Cuando se vio en el helicóptero sobrevolando la jungla se prometió a sí misma que no daría a conocer «los detalles sórdidos» de su cautiverio. Cuando se le pregunta, la voz se le quiebra y reconoce haber sufrido «torturas, vejaciones y humillaciones».
Esconde los detalles, pero pone los pelos de punta oírla decir que «no era un tratamiento para un ser humano? ni para una planta».
Durante tres años la mantuvieron encadenada «todo el tiempo, 24 horas sobre 24 horas» para evitar que intentara una nueva evasión tras sus cinco tentativas. Las marcas en el cuello, en las muñecas y en los tobillos lo atestiguan.
«Es terrible decirlo, pero cuando a uno la tratan como a un perro, acaba por comportarse como tal». La salvaron la religión y las noticias que le llegaban de su familia a través de la radio internacional. También alejaron de su mente la idea de quitarse la vida. «La muerte es la compañera más fiel de un rehén. La tentación del suicidio, cotidiana».
Pensó que llegaba su hora cuando el año pasado cayó gravemente enferma. «No podía moverme, no podía beber», hasta que el soldado enfermero William Pérez, también rehén, la tomó bajo su protección e incluso le consiguió medicinas.
Recuerda la selva como una pesadilla, «sin cielo, sin sol, siempre bajo un techo verde? todo lleno de bichos espantosos». Se reconoce «muy ecologista, pero era demasiado».
Calcula que le hicieron andar unos 300 kilómetros cada año a través de «un mundo hostil, lleno de animales peligrosos? y el más peligroso, el hombre, el que iba tras de mí con un fusil y me empujaba para que avanzara más rápido».

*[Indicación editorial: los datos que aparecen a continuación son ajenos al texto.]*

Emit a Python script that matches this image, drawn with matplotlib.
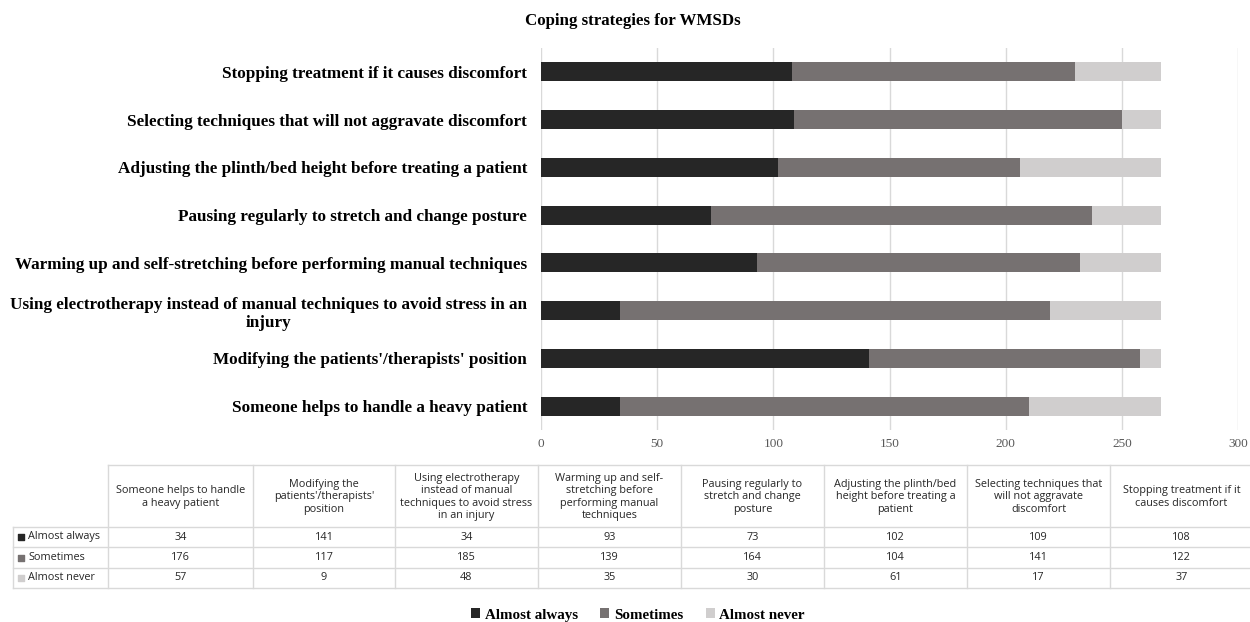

En la jungla, «las cosas más pequeñas son un lujo». Al principio, un cepillo de dientes o una pastilla de jabón. Pero en los últimos meses faltaban incluso los alimentos. «No comíamos ni frutas ni verduras, las botas que nos daban para las marchas estaban usadas y rotas, y dormíamos en cabañas destrozadas o en tiendas que había que coser constantemente». Pero lo que más le hizo sufrir fue «la maldad de los hombres».